January 13, 2004

Pete Rose and sorry statements of the third kind

Just before I left for the LSA meeting in Boston there was much discussion in the press and on radio and TV shows about whether Pete Rose's long-awaited apology (for betting on baseball while he was a baseball manager, and lying in his teeth about it for over a decade) would earn him sympathy with the public. I heard one radio show where they got hold of a professor who had written articles about public apologies and what makes them work (being sincere, showing understanding of what had been done wrong, expressing remorse, doing it on Larry King Live, etc.). Well, as far as the much-quoted passage from his book is concerned, the simple fact is that Pete Rose hasn't apologized at all. People aren't being sufficiently sensitive to the grammar of the adjective sorry.

It should be clear that an apology has to be in the first person, and in the present tense. But it is not enough to utter something in the first person that has sorry as the head of an adjective phrase predicative complement. The word sorry is used in three ways.

First, sorry can be used with a complement having the form of what The Cambridge Grammar calls a content clause:


I'm sorry that the the political situation in the Holy Land is still mired in violence, because I wanted to go to Bethlehem at Christmas.

If I utter (1), I am not apologizing; I have never caused or defended any of the violence in the Middle East. It's not my fault. I just regret that the situation persists. This use can constitute an apology (as Jonathan Wright reminded me when he read the first version of this post), but only when the content clause subject is first person as well: I'm sorry I hit you is an apology, but I'm sorry you were hit is not, so watch for that subject.

Second, sorry can be used with a preposition phrase headed by for with a complement noun phrase denoting a sentient creature:


I'm sorry for that poor little kitten, which seems to have figured out how to climb up a tree without having any idea how to get down.

If I utter (2), I am not apologizing; I never suggested to the stupid kitten that it should climb fifty feet up into a beech tree. I'm just expressing sympathy, as a fellow mammal, for its present plight.

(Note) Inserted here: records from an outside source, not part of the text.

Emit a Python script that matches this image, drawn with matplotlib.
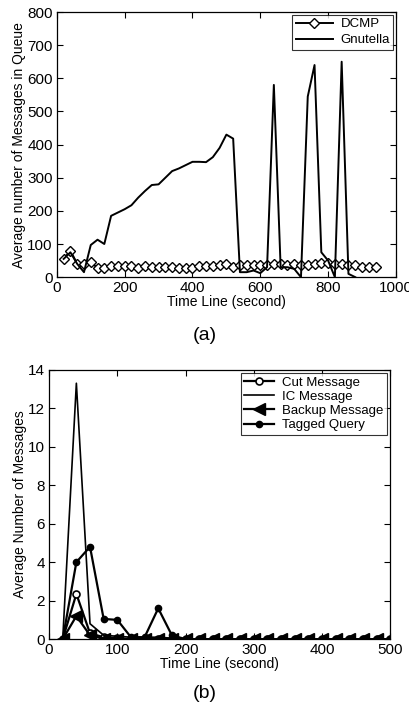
import numpy as np
import matplotlib
matplotlib.use("Agg")
import matplotlib.pyplot as plt

plt.rcParams['font.family'] = ['Liberation Sans', 'DejaVu Sans']
plt.rcParams['xtick.direction'] = 'in'
plt.rcParams['ytick.direction'] = 'in'
plt.rcParams['xtick.top'] = True
plt.rcParams['ytick.right'] = True

# (a) queue length
t_gnu = [20, 40, 60, 80, 100, 120, 140, 160, 180, 200, 220, 240, 260, 280, 300,
         320, 340, 360, 380, 400, 420, 440, 460, 480, 500, 520, 540, 560, 580, 600,
         620, 640, 660, 680, 700, 720, 740, 760, 780, 800, 820, 840, 860, 880]
gnutella = [55, 75, 40, 15, 97, 113, 100, 185, 195, 205, 217, 240, 260, 278, 280,
            300, 320, 328, 338, 348, 348, 347, 362, 390, 430, 418, 15, 15, 20, 12,
            30, 580, 30, 30, 25, 0, 545, 640, 75, 50, 0, 650, 10, 0]
t_dcmp = list(range(20, 941, 20))
dcmp = [55, 80, 40, 40, 45, 28, 28, 35, 35, 35, 35, 28, 35, 30, 30, 30, 32, 28,
        28, 28, 35, 35, 35, 38, 40, 32, 38, 38, 38, 38, 38, 40, 40, 38, 40, 38,
        38, 40, 42, 42, 40, 40, 38, 38, 32, 32, 32]

# (b) message overhead
t_b = list(range(20, 501, 20))
cut_msg = [0, 2.35, 0.3, 0.1, 0.05] + [0] * 20
ic_msg = [0, 13.3, 0.8, 0.2, 0.15, 0.1, 0.1, 0.1, 0.05] + [0] * 16
backup_msg = [0, 1.2, 0.2, 0.02, 0] + [0] * 20
tagged = [0, 4.0, 4.8, 1.05, 1.0, 0.1, 0.1, 1.6, 0.2] + [0] * 16

fig = plt.figure(figsize=(4.09, 7.07), dpi=100)
tfs = 11   # tick labels
lfs = 10   # axis labels

def style_axes(ax):
    ax.tick_params(labelsize=tfs, length=4, width=0.8, pad=3)
    for s in ax.spines.values():
        s.set_linewidth(0.9)

ax1 = fig.add_axes([0.139, 0.608, 0.829, 0.375])
ax1.plot(t_dcmp, dcmp, color='black', lw=1.4, marker='D', ms=5,
         mfc='white', mec='black', mew=1.0, label='DCMP')
ax1.plot(t_gnu, gnutella, color='black', lw=1.4, label='Gnutella')
ax1.set_xlim(0, 1000)
ax1.set_ylim(0, 800)
ax1.set_xticks(range(0, 1001, 200))
ax1.set_yticks(range(0, 801, 100))
style_axes(ax1)
ax1.set_xlabel('Time Line (second)', fontsize=lfs, labelpad=0)
ax1.set_ylabel('Average number of Messages in Queue', fontsize=lfs, labelpad=1)
leg1 = ax1.legend(loc='upper right', fontsize=9.5, frameon=True, fancybox=False,
                  edgecolor='black', borderpad=0.25, labelspacing=0.3,
                  handlelength=2.8, handletextpad=0.6, borderaxespad=0.2)
leg1.get_frame().set_linewidth(0.8)
fig.text(0.5, 1 - 335 / 707, '(a)', ha='center', va='center', fontsize=14)

ax2 = fig.add_axes([0.120, 0.096, 0.834, 0.381])
ax2.plot(t_b, cut_msg, color='black', lw=1.6, marker='o', ms=5,
         mfc='white', mec='black', mew=1.2, label='Cut Message')
ax2.plot(t_b, ic_msg, color='black', lw=1.2, label='IC Message')
ax2.plot(t_b, backup_msg, color='black', lw=1.6, marker='<', ms=8,
         mfc='black', mec='black', label='Backup Message')
ax2.plot(t_b, tagged, color='black', lw=1.6, marker='o', ms=4.5,
         mfc='black', mec='black', label='Tagged Query')
ax2.set_xlim(0, 500)
ax2.set_ylim(0, 14)
ax2.set_xticks(range(0, 501, 100))
ax2.set_yticks(range(0, 15, 2))
style_axes(ax2)
ax2.set_xlabel('Time Line (second)', fontsize=lfs, labelpad=0)
ax2.set_ylabel('Average Number of Messages', fontsize=lfs, labelpad=1)
leg2 = ax2.legend(loc='upper right', fontsize=9.5, frameon=True, fancybox=False,
                  edgecolor='black', borderpad=0.25, labelspacing=0.15,
                  handlelength=2.3, handletextpad=0.6, borderaxespad=0.25)
leg2.get_frame().set_linewidth(0.8)
fig.text(0.5, 1 - 693 / 707, '(b)', ha='center', va='center', fontsize=14)

fig.savefig('out.png', dpi=100)
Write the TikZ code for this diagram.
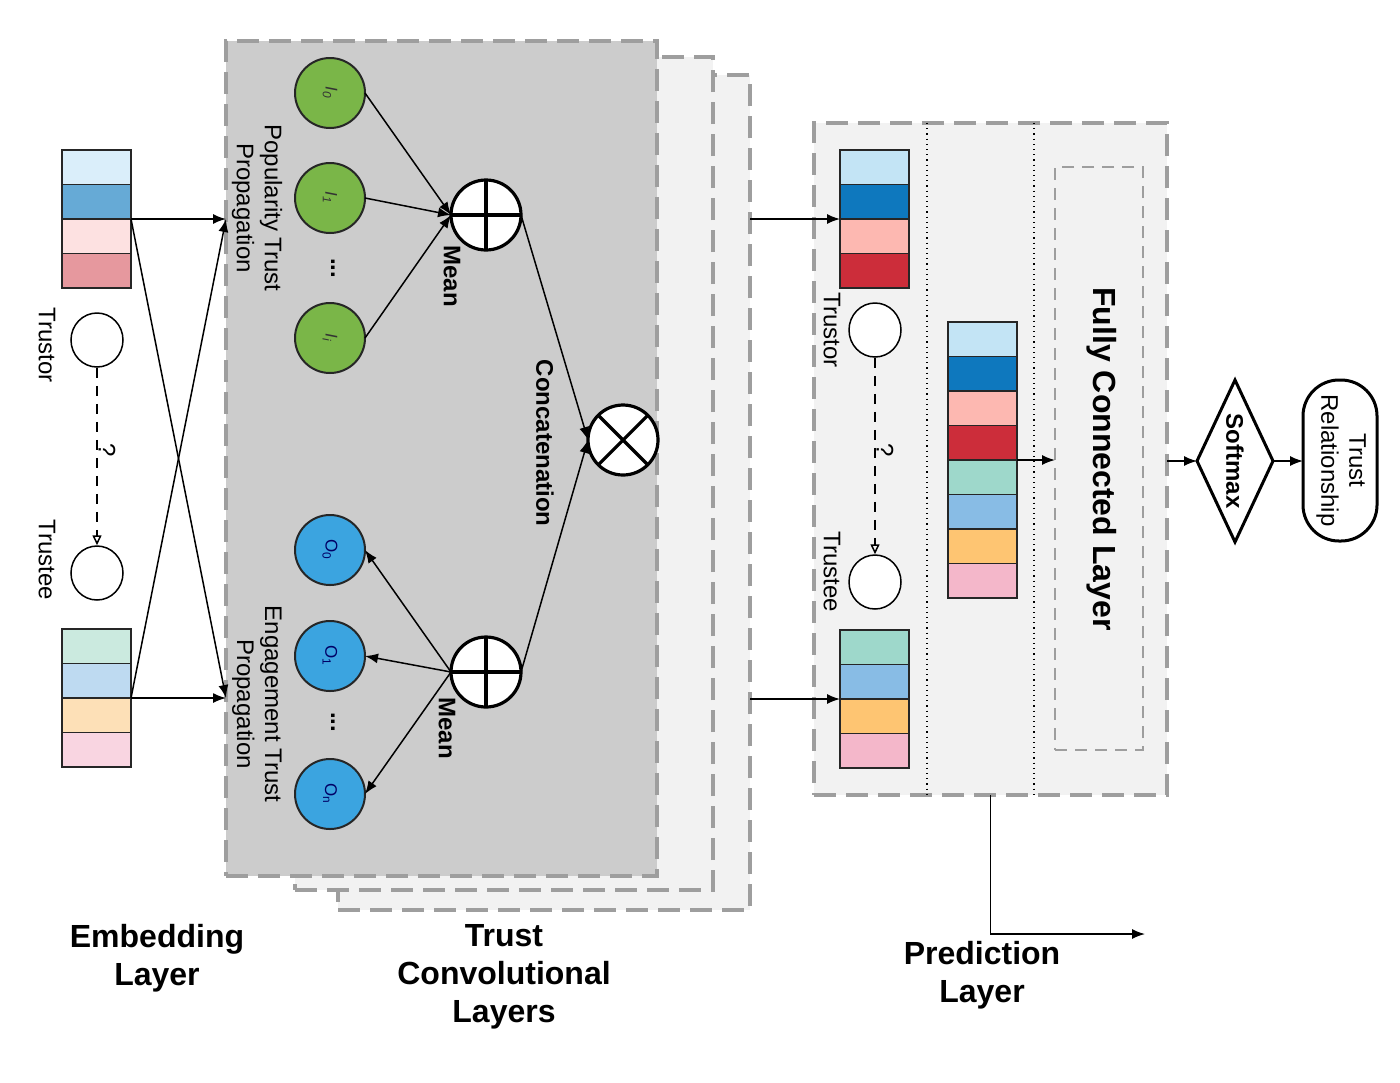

And third, sorry can be used with a preposition phrase headed by for where the preposition has as its complement a subjectless gerund-participial clause or a noun phrase denoting an act:


I'm sorry for doing what I did; I behaved like an utter pig, and you have a right to be angry.


I'm sorry for my actions last night; I should never have acted that way and I want you to forgive me.

Only this third kind of use can constitute an apology, as opposed to a statement of regret about the truth of a proposition or a statement of sympathy for a fellow creature.

Now, here is the passage from Pete Rose's book (reprinted in an excerpt in Sports Illustrated) that people have been carelessly referring to as containing an apology:

"I'm sure that I'm supposed to act all sorry or sad or guilty now that I've accepted that I've done something wrong. But you see, I'm just not built that way. So let's leave it like this: I'm sorry it happened and I'm sorry for all the people, fans and family it hurt. Let's move on."

The first sentence ("I'm sure that I'm supposed to act all sorry...") couldn't possibly be construed as apologetic. And in the last sentence he clearly and explicitly employs only the first and second types of use for sorry: he regrets that the incident occurred without describing the incident with a first person singular subject (compare with (1)), and he has sympathetic feels for those hurt (compare with (2)). Beware of thinking that a sentence beginning with I'm sorry is an apology. It need not be. If it's like the quote just given, it may be closer to an intransigent refusal to apologize. If a genuine apology in writing is a precondition for getting back into baseball, Pete Rose is showing no signs of being eligible to get back in.

He actually came a lot closer in a December 12 interview with Primetime Thursday on ABC News, parts of which were also aired on "Good Morning America". He said:

"I am terribly sorry for my actions and for my bad judgment in ever wagering on baseball, and I deeply regret waiting so many years to come clean."

That's a sorry of the third kind, and it has the form of a direct apology. And he also said:

"I would like to apologize to the fans for abusing their trust."

You can perform an action with words by stating that you would like to perform it: if you are legitimately at the microphone and you say "And now I would like to introduce Professor Noam Chomsky", and Professor Chomsky promptly steps up to that microphone and begins to lecture, you will be understood as having introduced him, even though what you literally said was only that you would like to. That's known as an indirect speech act, and it does work.

Overall, one waits with interest to see if Rose's mealy-mouthed mixture of direct apologies, indirect apologies, and clear avoidances of apology are going to count as enough in anyone's view to allow him to get that Hall of Fame induction he is yearning for. I'd bet against it.